I currently have this mapping:

" bind K to grep word under cursor
nnoremap K :grep! "\b<C-R><C-W>\b"<CR>:cw<CR><ENTER>

My ag setting in vimrc:

if executable('ag')
  " Use ag over grep
  let &grepprg = "ag"

This works perfect for regular words, but say I put my cursor under the term customer-segmentation, This command gets executed:

:ag "\bcustomer\b"

how can I make it execute this instead:

:ag "\bcustomer-segmentation\b"
  • You can also use <ctrl-r><ctrl-a> Aug 12 at 19:30
  • 1
    @VivianDeSmedt Yep! But the problem with <c-r><c-a> is that it also includes other characters, so if the cursor is on e.g. "test-this" it will grab the quote marks as well as the hyphenated words.
    – Rich
    Aug 12 at 19:45
  • @Rich, you are right it is not a solution. I tought it is a chance to make it known and it could help on some cases it might help ;-) Aug 13 at 5:53
  • @VivianDeSmedt I agree!
    – Rich
    Aug 14 at 7:56

1 Answer 1


A straightforward (if not exactly elegant) way to do this is just to temporarily set iskeyword to include the hyphen:

nnoremap <silent> K :let s:old_iskeyword = &l:iskeyword<CR>
    \:setlocal iskeyword+=-<CR>
    \:grep! "\b<C-R><C-W>\b"<CR>
    \:let &l:iskeyword = s:old_iskeyword<CR>
    \:unlet s:old_iskeyword<CR>

Above, I did it with line-continuations.
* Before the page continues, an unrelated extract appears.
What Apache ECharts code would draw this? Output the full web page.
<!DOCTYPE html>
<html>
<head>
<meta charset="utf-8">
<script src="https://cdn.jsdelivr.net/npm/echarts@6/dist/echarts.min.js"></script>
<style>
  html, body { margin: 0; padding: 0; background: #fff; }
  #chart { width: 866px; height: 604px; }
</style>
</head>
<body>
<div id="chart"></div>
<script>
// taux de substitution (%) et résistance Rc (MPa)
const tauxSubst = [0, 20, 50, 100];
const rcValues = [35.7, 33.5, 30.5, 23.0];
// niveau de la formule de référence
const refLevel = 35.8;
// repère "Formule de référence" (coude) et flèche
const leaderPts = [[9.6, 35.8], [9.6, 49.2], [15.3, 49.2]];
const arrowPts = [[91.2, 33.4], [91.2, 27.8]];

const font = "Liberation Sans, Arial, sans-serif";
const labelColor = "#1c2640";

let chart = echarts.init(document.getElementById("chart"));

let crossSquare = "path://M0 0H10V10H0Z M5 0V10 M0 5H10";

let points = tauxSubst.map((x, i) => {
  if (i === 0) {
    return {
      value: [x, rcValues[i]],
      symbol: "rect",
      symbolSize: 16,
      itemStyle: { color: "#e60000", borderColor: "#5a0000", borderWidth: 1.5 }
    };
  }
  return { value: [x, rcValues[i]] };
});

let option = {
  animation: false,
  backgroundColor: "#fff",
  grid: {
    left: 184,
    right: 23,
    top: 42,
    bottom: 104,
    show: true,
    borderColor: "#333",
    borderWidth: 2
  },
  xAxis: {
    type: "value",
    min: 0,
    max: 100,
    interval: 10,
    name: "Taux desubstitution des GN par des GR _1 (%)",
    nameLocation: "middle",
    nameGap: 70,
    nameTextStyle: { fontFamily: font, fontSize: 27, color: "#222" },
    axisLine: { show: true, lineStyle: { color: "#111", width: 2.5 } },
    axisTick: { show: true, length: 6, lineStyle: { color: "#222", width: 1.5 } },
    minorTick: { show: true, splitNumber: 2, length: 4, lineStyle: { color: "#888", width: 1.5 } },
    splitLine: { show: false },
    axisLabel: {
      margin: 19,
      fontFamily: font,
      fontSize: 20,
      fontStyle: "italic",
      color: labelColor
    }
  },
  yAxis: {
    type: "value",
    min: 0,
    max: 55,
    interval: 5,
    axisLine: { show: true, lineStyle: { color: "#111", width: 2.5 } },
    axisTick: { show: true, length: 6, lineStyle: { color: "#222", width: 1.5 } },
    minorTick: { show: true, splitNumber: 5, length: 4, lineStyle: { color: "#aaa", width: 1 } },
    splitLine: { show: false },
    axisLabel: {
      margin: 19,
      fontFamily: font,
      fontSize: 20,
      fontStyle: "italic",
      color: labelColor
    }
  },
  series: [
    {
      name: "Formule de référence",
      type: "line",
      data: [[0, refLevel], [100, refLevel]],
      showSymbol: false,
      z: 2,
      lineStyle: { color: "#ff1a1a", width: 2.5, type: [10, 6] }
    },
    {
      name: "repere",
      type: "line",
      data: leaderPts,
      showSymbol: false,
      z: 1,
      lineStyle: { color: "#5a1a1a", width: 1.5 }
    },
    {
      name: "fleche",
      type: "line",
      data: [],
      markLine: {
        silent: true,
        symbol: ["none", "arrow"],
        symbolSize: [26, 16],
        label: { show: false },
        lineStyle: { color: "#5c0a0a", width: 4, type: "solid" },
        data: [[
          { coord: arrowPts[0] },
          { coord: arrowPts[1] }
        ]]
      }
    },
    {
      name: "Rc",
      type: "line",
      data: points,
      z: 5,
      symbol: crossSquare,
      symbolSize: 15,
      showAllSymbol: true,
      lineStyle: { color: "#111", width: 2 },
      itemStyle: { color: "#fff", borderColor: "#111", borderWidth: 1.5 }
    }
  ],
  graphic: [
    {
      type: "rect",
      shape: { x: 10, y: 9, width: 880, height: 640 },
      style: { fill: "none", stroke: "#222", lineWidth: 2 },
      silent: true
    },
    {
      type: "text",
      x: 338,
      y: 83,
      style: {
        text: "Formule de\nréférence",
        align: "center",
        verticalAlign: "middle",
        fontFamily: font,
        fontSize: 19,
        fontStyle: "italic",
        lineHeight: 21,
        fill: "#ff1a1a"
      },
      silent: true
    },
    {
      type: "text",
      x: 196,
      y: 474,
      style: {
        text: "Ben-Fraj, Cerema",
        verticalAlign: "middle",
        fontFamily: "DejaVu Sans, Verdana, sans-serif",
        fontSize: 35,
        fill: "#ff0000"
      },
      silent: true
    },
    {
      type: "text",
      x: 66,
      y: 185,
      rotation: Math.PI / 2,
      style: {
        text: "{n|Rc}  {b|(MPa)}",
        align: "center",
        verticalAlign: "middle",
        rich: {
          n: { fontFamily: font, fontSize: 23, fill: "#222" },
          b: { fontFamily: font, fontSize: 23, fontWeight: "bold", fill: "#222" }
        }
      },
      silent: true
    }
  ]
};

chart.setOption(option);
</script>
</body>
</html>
If you prefer, you could instead define a function:

nnoremap <silent> K :call MyGrep()<CR>

function! MyGrep() abort
  let old_iskeyword = &l:iskeyword
  setlocal iskeyword+=-
  execute 'grep! "\b' .. expand("<cword>") .. '\b"'
  let &l:iskeyword = old_iskeyword
  • Excellent thanks! I chose the first way as it's faster on usage than the second
    – abbood
    Aug 11 at 4:07
  • You probably want :setlocal/&l:/etc., even if it may not be necessary
    – D. Ben Knoble
    Aug 11 at 14:30
  • @D.BenKnoble Like you say, I can't think of any scenario where using :setl would make any difference, but I've edited it in anyway as a best practice.
    – Rich
    Aug 12 at 6:40
  • @D.BenKnoble I also added in s: and removed the completely unnecessary :unlet, both of which were in an earlier draft but somehow didn't make it into the actual answer.